**Aim of the task**:
From the records below, copy every line that contains the word "this".

**Source code of charts**:
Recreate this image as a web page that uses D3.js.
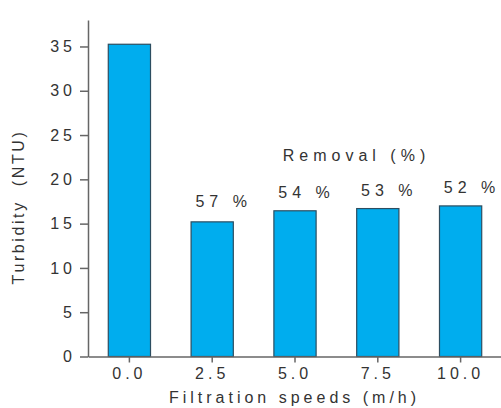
<!DOCTYPE html>
<html><head><meta charset="utf-8">
<script src="https://cdn.jsdelivr.net/npm/d3@7"></script>
<style>
html,body{margin:0;padding:0;background:#fff;}
text{font-family:"Liberation Sans",Arial,sans-serif;fill:#333;}
</style></head>
<body>
<svg id="c" width="501" height="408"></svg>
<script>
const categories = ["0.0","2.5","5.0","7.5","10.0"];
const turbidity = [35.25, 15.2, 16.45, 16.7, 17.0];
const removal = [null, "57 %", "54 %", "53 %", "52 %"];
const yTicks = [0,5,10,15,20,25,30,35];

const svg = d3.select("#c");
const LS = 4;
const FS = 16;
const x = d3.scaleBand().domain(categories).range([88, 502]).paddingInner(0.49).paddingOuter(0.245);
const y = d3.scaleLinear().domain([0, 38]).range([356.5, 19.9]);

// bars
svg.append("g").selectAll("rect").data(turbidity).join("rect")
  .attr("x", (d,i) => x(categories[i]))
  .attr("width", x.bandwidth())
  .attr("y", d => y(d))
  .attr("height", d => y(0) - y(d))
  .attr("fill", "#00adee")
  .attr("stroke", "#2c4d60")
  .attr("stroke-width", 1.2);

// y axis
const ya = svg.append("g").attr("transform", "translate(88,0)")
  .call(d3.axisLeft(y).tickValues(yTicks).tickSize(8).tickSizeOuter(0).tickPadding(8 - LS));
// x axis
const xa = svg.append("g").attr("transform", `translate(0,${y(0)})`)
  .call(d3.axisBottom(x).tickSize(6).tickSizeOuter(0).tickPadding(5));
[ya, xa].forEach(a => {
  a.select(".domain").attr("stroke", "#666").attr("stroke-width", 1.5);
  a.selectAll(".tick line").attr("stroke", "#666").attr("stroke-width", 1.5);
  a.selectAll(".tick text").attr("font-size", FS).attr("fill", "#333")
   .style("letter-spacing", LS + "px").attr("font-family", "Liberation Sans, Arial, sans-serif");
});

// removal labels
svg.append("g").selectAll("text").data(removal.map((r,i)=>({r,i})).filter(d=>d.r)).join("text")
  .attr("x", d => x(categories[d.i]) + x.bandwidth()/2 + 9 + 2.5)
  .attr("y", d => y(turbidity[d.i]) - (d.i === 1 ? 15 : 13))
  .attr("text-anchor", "middle")
  .attr("font-size", FS)
  .style("letter-spacing", "5px")
  .text(d => d.r);

// heading
svg.append("text").attr("x", 354 + 2.5).attr("y", 161)
  .attr("text-anchor", "middle").attr("font-size", 16)
  .style("letter-spacing", "5px").text("Removal (%)");

// axis titles
svg.append("text").attr("x", 292.5 + LS/2).attr("y", 403)
  .attr("text-anchor", "middle").attr("font-size", FS)
  .style("letter-spacing", LS + "px").text("Filtration speeds (m/h)");

svg.append("text").attr("transform", "translate(23.5,207) rotate(-90)")
  .attr("text-anchor", "middle").attr("font-size", FS)
  .style("letter-spacing", "2.6px").style("white-space", "pre")
  .text("Turbidity  (NTU)");
</script>
</body></html>
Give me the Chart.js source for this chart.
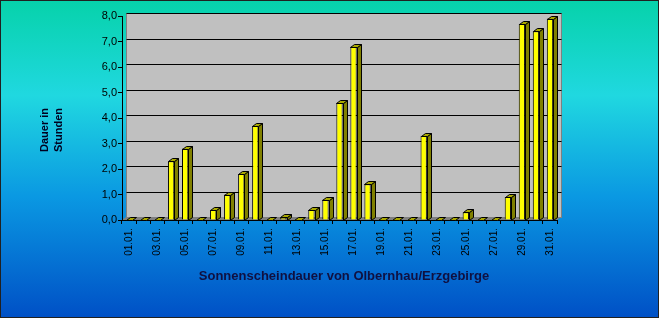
<!DOCTYPE html>
<html>
<head>
<meta charset="utf-8">
<script src="https://cdn.jsdelivr.net/npm/chart.js@4/dist/chart.umd.min.js"></script>
<style>
  html, body { margin: 0; padding: 0; background: #fff; }
  #wrap { width: 659px; height: 318px; }
</style>
</head>
<body>
<div id="wrap"><canvas id="c" width="659" height="318"></canvas></div>
<script>
const categories = ['01.01.','02.01.','03.01.','04.01.','05.01.','06.01.','07.01.','08.01.','09.01.','10.01.',
  '11.01.','12.01.','13.01.','14.01.','15.01.','16.01.','17.01.','18.01.','19.01.','20.01.',
  '21.01.','22.01.','23.01.','24.01.','25.01.','26.01.','27.01.','28.01.','29.01.','30.01.','31.01.'];
const sunshineHours = [0,0,0,2.3,2.8,0,0.4,1.0,1.8,3.7,0,0.1,0,0.4,0.8,4.6,6.8,1.4,0,0,0,3.3,0,0,0.3,0,0,0.9,7.7,7.4,7.9];
const yTicks = [0,1,2,3,4,5,6,7,8];
const chartTitle = 'Sonnenscheindauer von Olbernhau/Erzgebirge';
const yTitle = ['Dauer in', 'Stunden'];

const DX = 4, DY = -3;

const deco = {
  id: 'deco',
  beforeDraw(chart) {
    const {ctx, chartArea: ca, width, height} = chart;
    ctx.save();
    const g = ctx.createLinearGradient(0, 0, 0, height);
    g.addColorStop(0, '#06d2aa');
    g.addColorStop(0.3, '#20d8e0');
    g.addColorStop(0.62, '#0a98e2');
    g.addColorStop(1, '#0050c6');
    ctx.fillStyle = g;
    ctx.fillRect(0, 0, width, height);
    // back wall
    const wl = Math.round(ca.left + DX) + 0.5, wr = Math.round(ca.right + DX) + 0.5;
    const wt = Math.round(ca.top + DY) + 0.5, wb = Math.round(ca.bottom + DY) + 0.5;
    ctx.fillStyle = '#c0c0c0';
    ctx.fillRect(wl, wt, wr - wl, wb - wt);
    ctx.strokeStyle = '#808080';
    ctx.lineWidth = 1;
    ctx.strokeRect(wl, wt, wr - wl, wb - wt);
    // floor
    ctx.fillStyle = '#808080';
    ctx.beginPath();
    ctx.moveTo(ca.left, ca.bottom);
    ctx.lineTo(ca.right, ca.bottom);
    ctx.lineTo(ca.right + DX, ca.bottom + DY);
    ctx.lineTo(ca.left + DX, ca.bottom + DY);
    ctx.closePath();
    ctx.fill();
    // gridlines on back wall
    const ys = chart.scales.y;
    ctx.strokeStyle = '#000';
    ctx.lineWidth = 1;
    yTicks.forEach(v => {
      if (v === 0) return;
      const y = Math.round(ys.getPixelForValue(v) + DY) + 0.5;
      ctx.beginPath();
      ctx.moveTo(wl, y);
      ctx.lineTo(wr, y);
      ctx.stroke();
    });
    ctx.restore();
  },
  afterDatasetsDraw(chart) {
    const {ctx} = chart;
    const meta = chart.getDatasetMeta(0);
    ctx.save();
    ctx.lineWidth = 1;
    ctx.strokeStyle = '#000';
    meta.data.forEach(bar => {
      const {x, y, width, base} = bar.getProps(['x','y','width','base'], true);
      const l = Math.round(x - width / 2) + 0.5, r = Math.round(x + width / 2) + 0.5;
      const t = Math.round(y) + 0.5, b = Math.round(base) + 0.5;
      // side
      if (b - t > 0.6) {
        ctx.fillStyle = '#808000';
        ctx.beginPath();
        ctx.moveTo(r, t); ctx.lineTo(r + DX, t + DY); ctx.lineTo(r + DX, b + DY); ctx.lineTo(r, b);
        ctx.closePath(); ctx.fill(); ctx.stroke();
      }
      // top
      ctx.fillStyle = '#a8a800';
      ctx.beginPath();
      ctx.moveTo(l, t); ctx.lineTo(l + DX, t + DY); ctx.lineTo(r + DX, t + DY); ctx.lineTo(r, t);
      ctx.closePath(); ctx.fill(); ctx.stroke();
    });
    ctx.restore();
  },
  afterDraw(chart) {
    const {ctx, width, height} = chart;
    ctx.save();
    // titles
    ctx.fillStyle = '#000020';
    ctx.font = 'bold 11px "Liberation Sans", Arial, sans-serif';
    ctx.textAlign = 'center';
    ctx.textBaseline = 'middle';
    ctx.save();
    ctx.translate(45, 130);
    ctx.rotate(-Math.PI / 2);
    ctx.fillText(yTitle[0], 0, 0);
    ctx.restore();
    ctx.save();
    ctx.translate(59, 130);
    ctx.rotate(-Math.PI / 2);
    ctx.fillText(yTitle[1], 0, 0);
    ctx.restore();
    ctx.fillStyle = '#101040';
    ctx.font = 'bold 13px "Liberation Sans", Arial, sans-serif';
    ctx.fillText(chartTitle, 344, 276);
    // outer border
    ctx.strokeStyle = '#202020';
    ctx.lineWidth = 1;
    ctx.strokeRect(0.5, 0.5, width - 1, height - 1);
    ctx.restore();
  }
};

new Chart(document.getElementById('c'), {
  type: 'bar',
  data: {
    labels: categories,
    datasets: [{
      data: sunshineHours,
      backgroundColor: '#ffff00',
      borderColor: '#000000',
      borderWidth: 1,
      borderSkipped: 'start',
      barPercentage: 0.45,
      categoryPercentage: 1.0
    }]
  },
  options: {
    responsive: false,
    animation: false,
    devicePixelRatio: 1,
    layout: { padding: { left: 0, top: 16, right: 102, bottom: 0 } },
    plugins: { legend: { display: false }, title: { display: false }, tooltip: { enabled: false } },
    scales: {
      x: {
        offset: true,
        afterFit(s) { s.height = 98; },
        grid: { display: true, drawOnChartArea: false, drawTicks: true, tickLength: 4, color: '#000', offset: true },
        border: { display: true, color: '#000', width: 1 },
        ticks: {
          autoSkip: false, maxRotation: 90, minRotation: 90, padding: 4,
          color: '#000',
          font: { family: '"Liberation Sans", Arial, sans-serif', size: 10 },
          callback(v, i) { return i % 2 === 0 ? categories[i] : ''; }
        }
      },
      y: {
        min: 0, max: 8,
        afterFit(s) { s.width = 122; },
        grid: { display: true, drawOnChartArea: false, drawTicks: true, tickLength: 4, color: '#000' },
        border: { display: true, color: '#000', width: 1 },
        ticks: {
          stepSize: 1, padding: 1, color: '#000',
          font: { family: '"Liberation Sans", Arial, sans-serif', size: 11 },
          callback(v) { return v.toFixed(1).replace('.', ','); }
        }
      }
    }
  },
  plugins: [deco]
});
</script>
</body>
</html>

**The reply**:
Recreate this image as a web page that uses D3.js.
Give me the Chart.js source for this chart.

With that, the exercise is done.